One of Apple’s recent hires is Rónán Ó Braonáin, who previously served as Director of Engineering at Reviver, a company that makes digital license plates. Braonáin joined the company in August, and as seen on his LinkedIn page, he’s working on Apple Special Projects as a „Secret Agent.“ Presumably that means he’s part of the team working on Project Titan, the codename for the Apple Car.

The profile, discovered by Electrek.co, says Braonáin led the Reviver engineering team for five months. Before that, he worked at Vision Fleet, building fleet management software to read data from electric vehicles, and prior to that, he was a software engineer at BMW working on connected car apps.
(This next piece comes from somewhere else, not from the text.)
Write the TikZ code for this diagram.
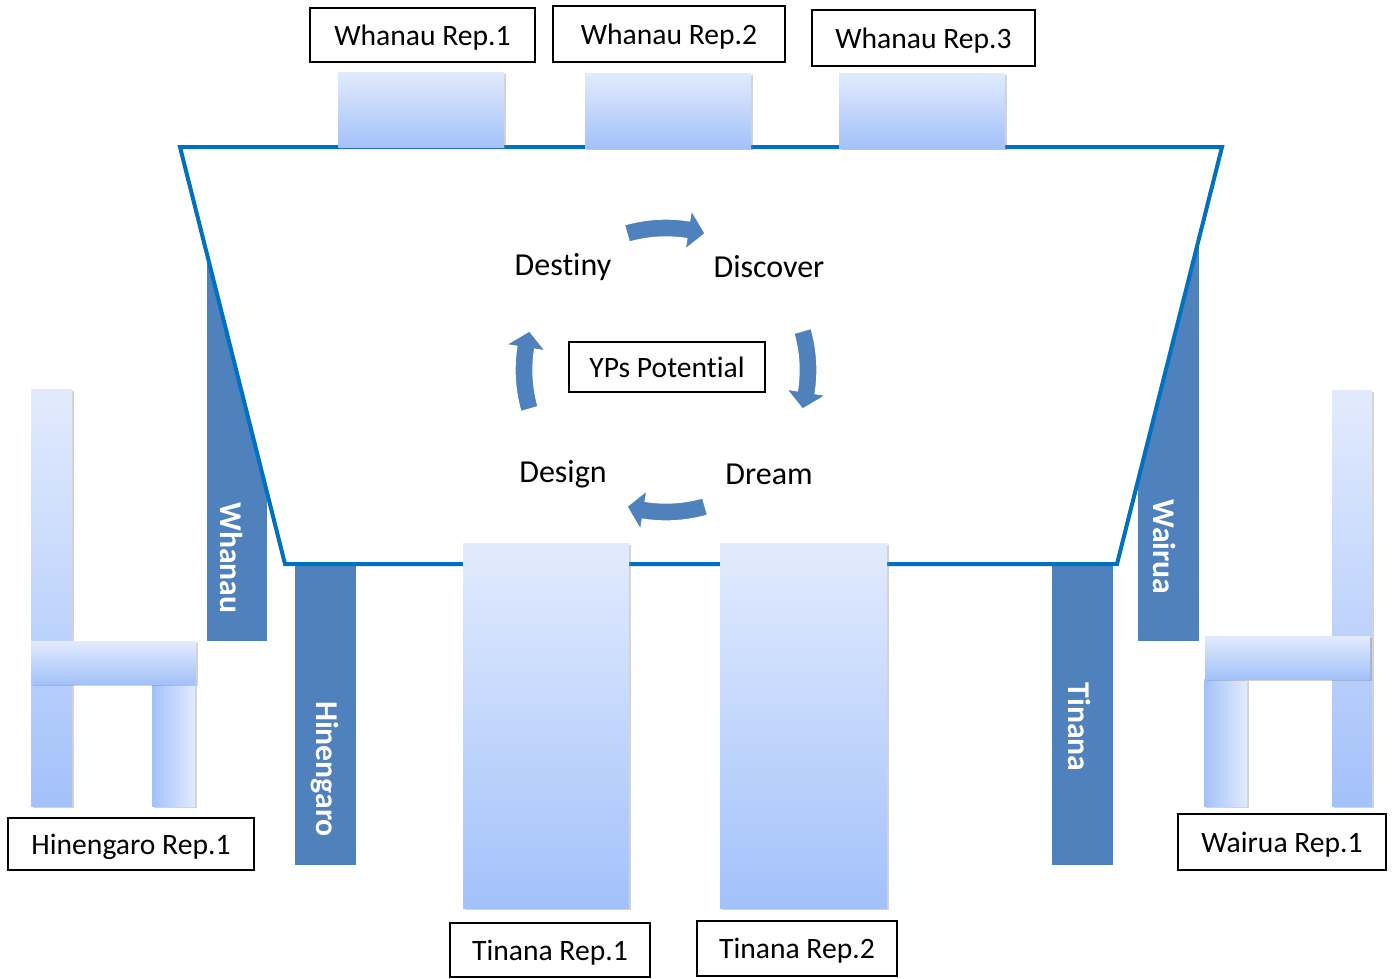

Reviver has produced Slate, a product dubbed „The World’s First Digital License Plate.“ The Slate is a connected plate that’s able to do things like monitor vehicle location and maintenance records and digitally send payments for tolls and parking fees. It also alleviates the need for physical stickers and manual registration processes.

Given Braonáin’s short time at Reviver, it’s not clear if Apple hired him for the work he did on digital license plate technology, but it’s possible it’s something Apple is considering for the Apple Car.

Braonáin is just one of dozens of hires with car-related expertise Apple has made in recent months. Apple has been hiring employees from companies like Chrysler, Tesla, NVIDIA, Volkswagen, and Ford, along with researchers who have expertise in autonomous vehicles and connected car systems.

Development on the Apple Car has sped up as of September of 2015, when the project reportedly received a „committed“ label. Apple is said to be targeting a 2019 completion date for the project and will make additional hires in the coming months and years as work on the car continues.